-- BEGIN Data --
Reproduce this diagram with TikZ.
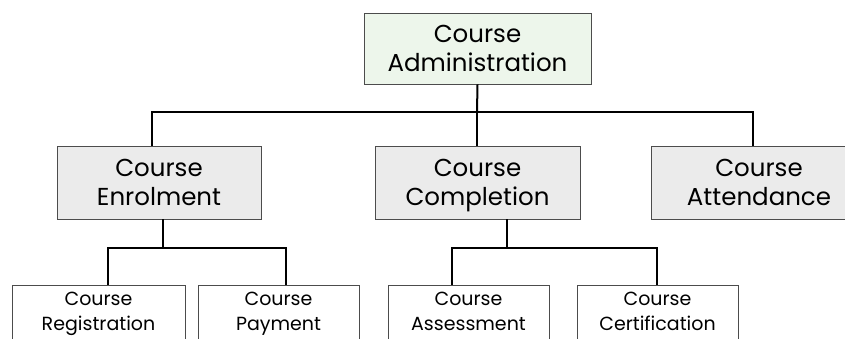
\documentclass[tikz,border=0pt]{standalone}
\usepackage{fontspec}
\setmainfont{Poppins}
\definecolor{rootfill}{RGB}{237,246,235}
\definecolor{midfill}{RGB}{235,235,235}
% two centred lines with fixed struts (big boxes sit the text a little low)
\newcommand\twolines[2]{\strut#1\\\strut#2}
\newcommand\twolinesbig[2]{\rule{0pt}{23.3pt}#1\\#2\rule[-5.7pt]{0pt}{5.7pt}}
\begin{document}
\begin{tikzpicture}[x=1pt,y=-1pt,
  box/.style={draw=black!70,line width=0.9pt,align=center,inner sep=0pt,minimum width=#1},
  topbox/.style={box=227pt,fill=rootfill,minimum height=71pt,font=\fontsize{24.5}{29}\selectfont},
  midbox/.style={box=#1,fill=midfill,minimum height=73pt,font=\fontsize{24.5}{29}\selectfont},
  leafbox/.style={box=#1,fill=white,minimum height=55pt,font=\fontsize{19}{25}\selectfont},
  link/.style={draw=black,line width=2pt}]
\useasboundingbox (0,0) rectangle (845,338);
\clip (0,0) rectangle (845,338);
\fill[white] (0,0) rectangle (845,338);

% top level
\node[topbox] (admin) at (477.5,48.5) {\twolinesbig{Course}{Administration}};

% second level
\node[midbox=204pt] (enrol) at (159,182.5) {\twolinesbig{Course}{Enrolment}};
\node[midbox=205pt] (compl) at (477.5,182.5) {\twolinesbig{Course}{Completion}};
\node[midbox=216pt] (attend) at (759,182.5) {\twolinesbig{Course}{Attendance}};

% third level
\node[leafbox=173pt] (reg) at (98.5,312.5) {\twolines{Course}{Registration}};
\node[leafbox=161pt] (pay) at (278.5,312.5) {\twolines{Course}{Payment}};
\node[leafbox=161pt] (assess) at (468.5,312.5) {\twolines{Course}{Assessment}};
\node[leafbox=161pt] (cert) at (657.5,312.5) {\twolines{Course}{Certification}};

% bus junctions
\coordinate (busA) at (477,112);
\coordinate (busE) at (163,248);
\coordinate (busC) at (507,248);

% connectors from the top box
\draw[link] (admin.south) -- (busA);
\draw[link] (152,112 |- enrol.north) -- (152,112) -- (753,112) -- (753,112 |- attend.north);
\draw[link] (busA) -- (busA |- compl.north);

% connectors from Course Enrolment
\draw[link] (busE |- enrol.south) -- (busE);
\draw[link] (108,248 |- reg.north) -- (108,248) -- (286,248) -- (286,248 |- pay.north);

% connectors from Course Completion
\draw[link] (busC |- compl.south) -- (busC);
\draw[link] (452,248 |- assess.north) -- (452,248) -- (657,248) -- (657,248 |- cert.north);
\end{tikzpicture}
\end{document}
-- END Data --
- _Written instruction_: Leave the pictures out and copy the rest of the data exactly.

- _Response for this exercise_:
Reproduce this diagram with TikZ.
\documentclass[tikz,border=0pt]{standalone}
\usepackage{fontspec}
\setmainfont{Poppins}
\definecolor{rootfill}{RGB}{237,246,235}
\definecolor{midfill}{RGB}{235,235,235}
% two centred lines with fixed struts (big boxes sit the text a little low)
\newcommand\twolines[2]{\strut#1\\\strut#2}
\newcommand\twolinesbig[2]{\rule{0pt}{23.3pt}#1\\#2\rule[-5.7pt]{0pt}{5.7pt}}
\begin{document}
\begin{tikzpicture}[x=1pt,y=-1pt,
  box/.style={draw=black!70,line width=0.9pt,align=center,inner sep=0pt,minimum width=#1},
  topbox/.style={box=227pt,fill=rootfill,minimum height=71pt,font=\fontsize{24.5}{29}\selectfont},
  midbox/.style={box=#1,fill=midfill,minimum height=73pt,font=\fontsize{24.5}{29}\selectfont},
  leafbox/.style={box=#1,fill=white,minimum height=55pt,font=\fontsize{19}{25}\selectfont},
  link/.style={draw=black,line width=2pt}]
\useasboundingbox (0,0) rectangle (845,338);
\clip (0,0) rectangle (845,338);
\fill[white] (0,0) rectangle (845,338);

% top level
\node[topbox] (admin) at (477.5,48.5) {\twolinesbig{Course}{Administration}};

% second level
\node[midbox=204pt] (enrol) at (159,182.5) {\twolinesbig{Course}{Enrolment}};
\node[midbox=205pt] (compl) at (477.5,182.5) {\twolinesbig{Course}{Completion}};
\node[midbox=216pt] (attend) at (759,182.5) {\twolinesbig{Course}{Attendance}};

% third level
\node[leafbox=173pt] (reg) at (98.5,312.5) {\twolines{Course}{Registration}};
\node[leafbox=161pt] (pay) at (278.5,312.5) {\twolines{Course}{Payment}};
\node[leafbox=161pt] (assess) at (468.5,312.5) {\twolines{Course}{Assessment}};
\node[leafbox=161pt] (cert) at (657.5,312.5) {\twolines{Course}{Certification}};

% bus junctions
\coordinate (busA) at (477,112);
\coordinate (busE) at (163,248);
\coordinate (busC) at (507,248);

% connectors from the top box
\draw[link] (admin.south) -- (busA);
\draw[link] (152,112 |- enrol.north) -- (152,112) -- (753,112) -- (753,112 |- attend.north);
\draw[link] (busA) -- (busA |- compl.north);

% connectors from Course Enrolment
\draw[link] (busE |- enrol.south) -- (busE);
\draw[link] (108,248 |- reg.north) -- (108,248) -- (286,248) -- (286,248 |- pay.north);

% connectors from Course Completion
\draw[link] (busC |- compl.south) -- (busC);
\draw[link] (452,248 |- assess.north) -- (452,248) -- (657,248) -- (657,248 |- cert.north);
\end{tikzpicture}
\end{document}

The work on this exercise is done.